Two-year-old green cleaning brand EcoForce has been mopping up an ever-bigger share of the UK household products market. Now it’s poised to sweep Europe, says Rob Brown


Supermarket shelves are awash with products promising to save the earth.

Suppliers can charge a premium for such spotless ethics. But how much are shoppers prepared to pay for a clean conscience in the household aisles?

Not as much as you'd think, it seems. Take EcoForce, a range of household goods including clothes pegs, kitchen scourers, sponges and dusters made from recycled material and priced on a par with or below the competition, with a pack of 24 clothes pegs or a pack of two sponge scourers selling for £1.49.

"Consumers won't pay a lot more just because it's recycled," says Daniel Neumann (above), MD of EasyDo Products, the family firm behind the EcoForce range. "It has to be a good product. It has to be an equivalent price to other products out there, and it has to be recycled."

The low price hasn't stopped EcoForce racking up sales expected to hit £2.4m in 2010, up from £1.1m in 2008, its launch year. Since then it has won listings in Tesco, Morrisons and Sainsbury's. Next month the latter will start stocking a new peg basket and Ocado will start delivering the entire range, a move that will prompt greater take-up by other UK retailers, predicts Neumann. He is also in talks with most of the big French and German supermarkets, having secured listings in Belgium's Delhaize.
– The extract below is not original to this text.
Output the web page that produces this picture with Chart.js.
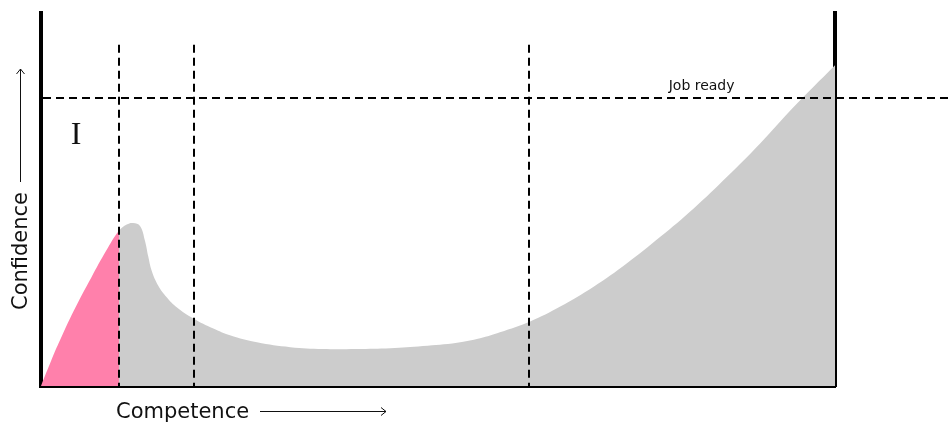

Not bad for a two-year-old brand. Since its launch, Daniel and brother Paul, who front the company founded by grandfather Solomon Neumann in 1968 with the first-ever ceramic cooker cleaning product, have extended the range from clothes pegs made from recycled plastic into kitchen cleaning lines.

Although there are plenty of rivals out there including SpongeTech and 3M's Scotch-Brite range Neumann says EcoForce's green credentials make it a cut above the rest.

"There are an awful lot of products making an awful lot of noise about being recycled but, frankly, their claims can be misleading," he says. "We want to make sure it's obvious our products are not just 10%, 20% or 30% recycled they're around the 90% mark. It seems to be working."

There has been a perception that 'eco products' are not as effective as other products, he says. "That's probably come from the laundry sector." EcoForce has avoided being tarred with that brush, with today about 40% of EasyDo's turnover down to EcoForce. Most of the remaining 60% is driven by just one product Dishmatic, a reusable dish sponge with a handle that can be filled with washing-up liquid (sales are set to hit £9.5m this year).

As demand grows there is unlikely to be a shortage of recycled raw material. The EU's new Waste Framework Directive requires ratified countries to recycle 50% of household waste by 2020.

"Although there are many companies using recycled materials, very few are bringing them back to market in consumer-visible products," says Neumann. "This needs to happen more if we are to continue to ask people to spend increasing amounts of time recycling."

With the UK expected to ratify the WFD this year, the current climate warming or not appears to be on EcoForce's side.